Written problem:
Pictures in the records should not be copied, but every other part must be repeated exactly.

[Start of Records to process]

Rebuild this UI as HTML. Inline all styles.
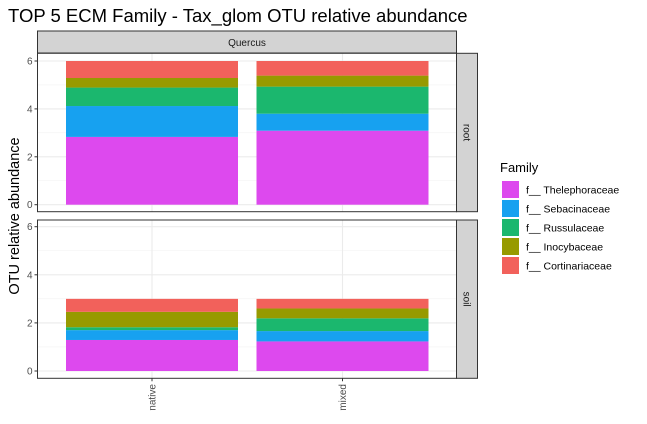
<!DOCTYPE html>
<html><head><meta charset="utf-8"><style>
body{margin:0;background:#fff}
svg{display:block;font-family:"Liberation Sans",sans-serif}
</style></head><body>
<svg id="c" width="647" height="424"></svg>
<script>
const categories=["native","mixed"];
const families=["f__ Thelephoraceae","f__ Sebacinaceae","f__ Russulaceae","f__ Inocybaceae","f__ Cortinariaceae"];
const colors=["#DD49EE","#17A1F0","#1BB76E","#979A00","#F2615B"];
const rootNative=[2.83,1.29,0.77,0.40,0.71];
const rootMixed=[3.09,0.71,1.13,0.46,0.61];
const soilNative=[1.29,0.41,0.12,0.64,0.54];
const soilMixed=[1.23,0.43,0.53,0.41,0.40];
const yTicks=[0,2,4,6];
const panels=[{label:"root",top:53.3,bottom:211.7,y0:204.7,y6:61,data:[rootNative,rootMixed]},
{label:"soil",top:220,bottom:378.3,y0:371,y6:226.7,data:[soilNative,soilMixed]}];
const NS="http://www.w3.org/2000/svg";
const svg=document.getElementById('c');
function mk(t,a,p){const e=document.createElementNS(NS,t);for(const k in a)e.setAttribute(k,a[k]);(p||svg).appendChild(e);return e;}
const L=37.5,R=456.5;
function xc(i){return 152+i*190.5;}
const bw=172;
let t=mk('text',{x:8,y:22,'font-size':18.5,fill:'#000'});t.textContent="TOP 5 ECM Family - Tax_glom OTU relative abundance";

let s=mk('rect',{x:L,y:31,width:R-L,height:22,fill:'#d3d3d3',stroke:'#333','stroke-width':1});

t=mk('text',{x:(L+R)/2,y:46,'font-size':10,'text-anchor':'middle',fill:'#1a1a1a'});t.textContent="Quercus";

panels.forEach(p=>{
 const sc=(p.y0-p.y6)/6; const y=v=>p.y0-v*sc;
 const g=mk('g',{});
 mk('rect',{x:L,y:p.top,width:R-L,height:p.bottom-p.top,fill:'#fff'},g);
 [1,3,5].forEach(v=>mk('line',{x1:L,x2:R,y1:y(v),y2:y(v),stroke:'#f2f2f2','stroke-width':0.6},g));
 yTicks.forEach(v=>mk('line',{x1:L,x2:R,y1:y(v),y2:y(v),stroke:'#ebebeb','stroke-width':1.1},g));
 categories.forEach((c,i)=>mk('line',{x1:xc(i),x2:xc(i),y1:p.top,y2:p.bottom,stroke:'#ebebeb','stroke-width':1.1},g));
 p.data.forEach((vals,i)=>{let cum=0;vals.forEach((v,k)=>{
  const r=mk('rect',{x:xc(i)-bw/2,y:y(cum+v),width:bw,height:v*sc,fill:colors[k]},g);
  
  cum+=v;});});
 mk('rect',{x:L,y:p.top,width:R-L,height:p.bottom-p.top,fill:'none',stroke:'#333','stroke-width':1},g);
 yTicks.forEach(v=>{mk('line',{x1:L-3,x2:L,y1:y(v),y2:y(v),stroke:'#333'},g);
  const tt=mk('text',{x:L-5,y:y(v)+3.5,'font-size':10,'text-anchor':'end',fill:'#4d4d4d'},g);tt.textContent=v;
  });
 const st=mk('rect',{x:R,y:p.top,width:21,height:p.bottom-p.top,fill:'#d3d3d3',stroke:'#333','stroke-width':1},g);
 
 const cy=(p.top+p.bottom)/2;
 const lt=mk('text',{x:R+10.5,y:cy,'font-size':10,'text-anchor':'middle',fill:'#1a1a1a',transform:`rotate(90 ${R+10.5} ${cy})`,dy:3.5},g);lt.textContent=p.label;
 
});
categories.forEach((c,i)=>{mk('line',{x1:xc(i),x2:xc(i),y1:378.3,y2:381.3,stroke:'#333'});
 const tt=mk('text',{x:xc(i)+3.5,y:384,'font-size':10,'text-anchor':'end',fill:'#4d4d4d',transform:`rotate(-90 ${xc(i)+3.5} 384)`});tt.textContent=c;
 });
t=mk('text',{x:19,y:216,'font-size':14.5,'text-anchor':'middle',fill:'#000',transform:'rotate(-90 19 216)'});t.textContent="OTU relative abundance";

t=mk('text',{x:500,y:172,'font-size':13,fill:'#000'});t.textContent="Family";

families.forEach((f,k)=>{const yy=181+k*19;
 const g=mk('g',{});
 mk('rect',{x:502,y:yy,width:17,height:17,fill:colors[k]},g);
 const tt=mk('text',{x:526,y:yy+12.5,'font-size':10.5,fill:'#000'},g);tt.textContent=f;});
</script>
</body></html>
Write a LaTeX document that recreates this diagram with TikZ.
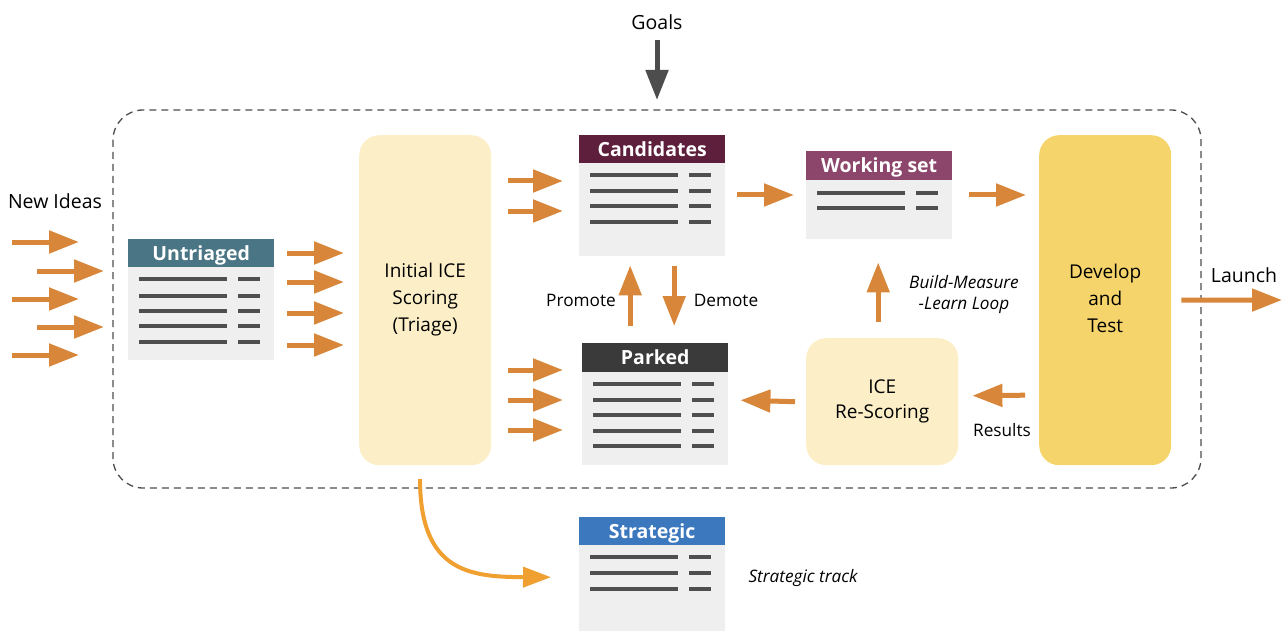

[End of Records to process]

Output for this exercise:
Rebuild this UI as HTML. Inline all styles.
<!DOCTYPE html>
<html><head><meta charset="utf-8"><style>
body{margin:0;background:#fff}
svg{display:block;font-family:"Liberation Sans",sans-serif}
</style></head><body>
<svg id="c" width="647" height="424"></svg>
<script>
const categories=["native","mixed"];
const families=["f__ Thelephoraceae","f__ Sebacinaceae","f__ Russulaceae","f__ Inocybaceae","f__ Cortinariaceae"];
const colors=["#DD49EE","#17A1F0","#1BB76E","#979A00","#F2615B"];
const rootNative=[2.83,1.29,0.77,0.40,0.71];
const rootMixed=[3.09,0.71,1.13,0.46,0.61];
const soilNative=[1.29,0.41,0.12,0.64,0.54];
const soilMixed=[1.23,0.43,0.53,0.41,0.40];
const yTicks=[0,2,4,6];
const panels=[{label:"root",top:53.3,bottom:211.7,y0:204.7,y6:61,data:[rootNative,rootMixed]},
{label:"soil",top:220,bottom:378.3,y0:371,y6:226.7,data:[soilNative,soilMixed]}];
const NS="http://www.w3.org/2000/svg";
const svg=document.getElementById('c');
function mk(t,a,p){const e=document.createElementNS(NS,t);for(const k in a)e.setAttribute(k,a[k]);(p||svg).appendChild(e);return e;}
const L=37.5,R=456.5;
function xc(i){return 152+i*190.5;}
const bw=172;
let t=mk('text',{x:8,y:22,'font-size':18.5,fill:'#000'});t.textContent="TOP 5 ECM Family - Tax_glom OTU relative abundance";

let s=mk('rect',{x:L,y:31,width:R-L,height:22,fill:'#d3d3d3',stroke:'#333','stroke-width':1});

t=mk('text',{x:(L+R)/2,y:46,'font-size':10,'text-anchor':'middle',fill:'#1a1a1a'});t.textContent="Quercus";

panels.forEach(p=>{
 const sc=(p.y0-p.y6)/6; const y=v=>p.y0-v*sc;
 const g=mk('g',{});
 mk('rect',{x:L,y:p.top,width:R-L,height:p.bottom-p.top,fill:'#fff'},g);
 [1,3,5].forEach(v=>mk('line',{x1:L,x2:R,y1:y(v),y2:y(v),stroke:'#f2f2f2','stroke-width':0.6},g));
 yTicks.forEach(v=>mk('line',{x1:L,x2:R,y1:y(v),y2:y(v),stroke:'#ebebeb','stroke-width':1.1},g));
 categories.forEach((c,i)=>mk('line',{x1:xc(i),x2:xc(i),y1:p.top,y2:p.bottom,stroke:'#ebebeb','stroke-width':1.1},g));
 p.data.forEach((vals,i)=>{let cum=0;vals.forEach((v,k)=>{
  const r=mk('rect',{x:xc(i)-bw/2,y:y(cum+v),width:bw,height:v*sc,fill:colors[k]},g);
  
  cum+=v;});});
 mk('rect',{x:L,y:p.top,width:R-L,height:p.bottom-p.top,fill:'none',stroke:'#333','stroke-width':1},g);
 yTicks.forEach(v=>{mk('line',{x1:L-3,x2:L,y1:y(v),y2:y(v),stroke:'#333'},g);
  const tt=mk('text',{x:L-5,y:y(v)+3.5,'font-size':10,'text-anchor':'end',fill:'#4d4d4d'},g);tt.textContent=v;
  });
 const st=mk('rect',{x:R,y:p.top,width:21,height:p.bottom-p.top,fill:'#d3d3d3',stroke:'#333','stroke-width':1},g);
 
 const cy=(p.top+p.bottom)/2;
 const lt=mk('text',{x:R+10.5,y:cy,'font-size':10,'text-anchor':'middle',fill:'#1a1a1a',transform:`rotate(90 ${R+10.5} ${cy})`,dy:3.5},g);lt.textContent=p.label;
 
});
categories.forEach((c,i)=>{mk('line',{x1:xc(i),x2:xc(i),y1:378.3,y2:381.3,stroke:'#333'});
 const tt=mk('text',{x:xc(i)+3.5,y:384,'font-size':10,'text-anchor':'end',fill:'#4d4d4d',transform:`rotate(-90 ${xc(i)+3.5} 384)`});tt.textContent=c;
 });
t=mk('text',{x:19,y:216,'font-size':14.5,'text-anchor':'middle',fill:'#000',transform:'rotate(-90 19 216)'});t.textContent="OTU relative abundance";

t=mk('text',{x:500,y:172,'font-size':13,fill:'#000'});t.textContent="Family";

families.forEach((f,k)=>{const yy=181+k*19;
 const g=mk('g',{});
 mk('rect',{x:502,y:yy,width:17,height:17,fill:colors[k]},g);
 const tt=mk('text',{x:526,y:yy+12.5,'font-size':10.5,fill:'#000'},g);tt.textContent=f;});
</script>
</body></html>
Write a LaTeX document that recreates this diagram with TikZ.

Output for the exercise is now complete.